La enseñanza popular, en cuanto sea dado, no debe limitarse a los niños, sino hacerse extensiva a los adolescentes, a los jóvenes y a los hombres. Si su ignorancia no es invencible, hay que esforzarse a vencerla; parece duro imponerles sacrificios para realizar un bien de que no serán partícipes. Si esta exclusión es inevitable, lo imposible no obliga; pero debe limitarse cuanto fuere dado, generalizando y perfeccionando las escuelas de adultos. La justicia será, como siempre, la utilidad, aunque sólo a la material se atienda; por mucho que cueste instruir a los ignorantes, ha de costar más dirigirlos, y en ocasiones contenerlos si no se instruyen. Algunos conocimientos de Economía política evitarían muchas huelgas y muchas rebeldías, que, bien analizadas, no suelen ser más que explosiones de ignorancia.
Al que juzgue extraño y aun absurdo que pretendamos iniciar al pueblo en cierto género de conocimientos que se tienen por superiores a su capacidad, le rogamos considere que no se trata de que pase instantáneamente de la ignorancia a la ciencia; además, no habiéndose intentado nada serio para iniciarle en ella, no hay derecho para declararle incapaz de adquirirla.
Hasta ahora, como sobre ciertos asuntos se hablaba y se escribía para pocos, si ellos comprendían se daba por bien escrito y bien hablado. Aun podrá suceder que haya quien tenga por mérito el ser comprendido por un corto número. Diríase a veces que el espíritu aristocrático, arrojado de las instituciones políticas y civiles, entraba disfrazado en el campo científico, y que los grandes señores de la inteligencia tenían a menos comunicar con la plebe. Este estado de cosas inevitable es transitorio. Cuando el público sea el pueblo no le desdeñarán los sabios, que aprenderán de él tanto como le enseñen. ¿Por qué a veces se han extraviado tanto los pensadores? Porque vivieron aislados, sin el apoyo y las amonestaciones del gran maestro que se llama la humanidad.
Que las inteligencias superiores se eleven sobre las multitudes es su derecho, y suelen comprarle bastante caro para que espontáneamente no se les reconozca; pero a cualquiera altura que estén, que no se desvíen; que la obra científica sea siempre la obra humana, y la más preciada grandeza el haber hecho llegar al mayor número de hombres el mayor número de verdades profundas y de sentimientos elevados. Cuando se comprenda así, no se excluirá a ninguna clase de la comunión intelectual; se dirán las verdades esenciales de modo que las comprendan las multitudes, y el genio, como el sol, brillará para todos.

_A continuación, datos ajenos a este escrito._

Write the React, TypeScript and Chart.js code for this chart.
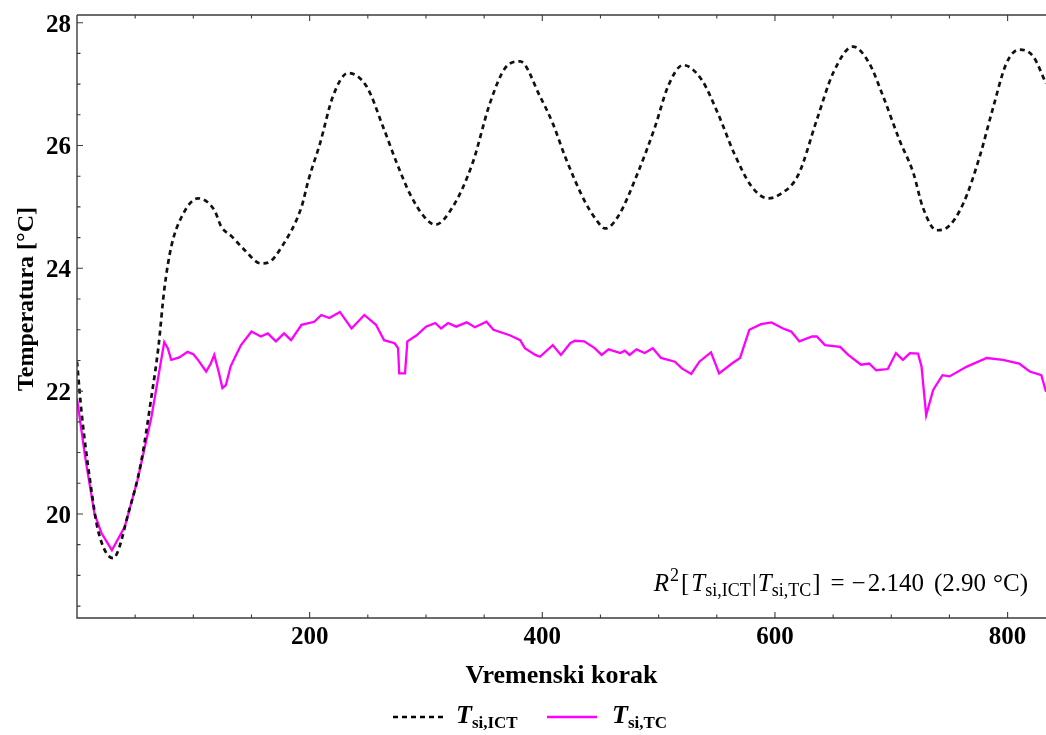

Como la verdadera instrucción del pueblo es necesaria y es posible, aunque sea difícil se realizará; llegará un día en que se realice. ¡Pero cuántos pecados y cuántos dolores evitarán, cuántos títulos a la gratitud de la posteridad adquirirán los que apresuren ese dichoso día! Misión tan noble, empresa tan difícil, obra tan santa, merece y necesita la cooperación de todas nuestras facultades. Es necesario pensarla y sentirla; es necesario comprender como el gran Leibniz el amor en la definición de la justicia; medir generosamente el deber por el poder de hacer bien; no estudiar una ley para saber las obligaciones que impone, sino los beneficios que con su auxilio podrán realizarse; no escatimar los céntimos ni los minutos que se dan cuando se contempla en la muchedumbre embrutecida el germen del crimen que fecunda el error, la chispa del genio que apaga. La ignorancia, poder que hace cautivos, impone la necesidad de una obra de redención, y jamás se han redimido los hombres con cálculos egoístas, ni en virtud de oráculos dados sobre trípodes de hielo.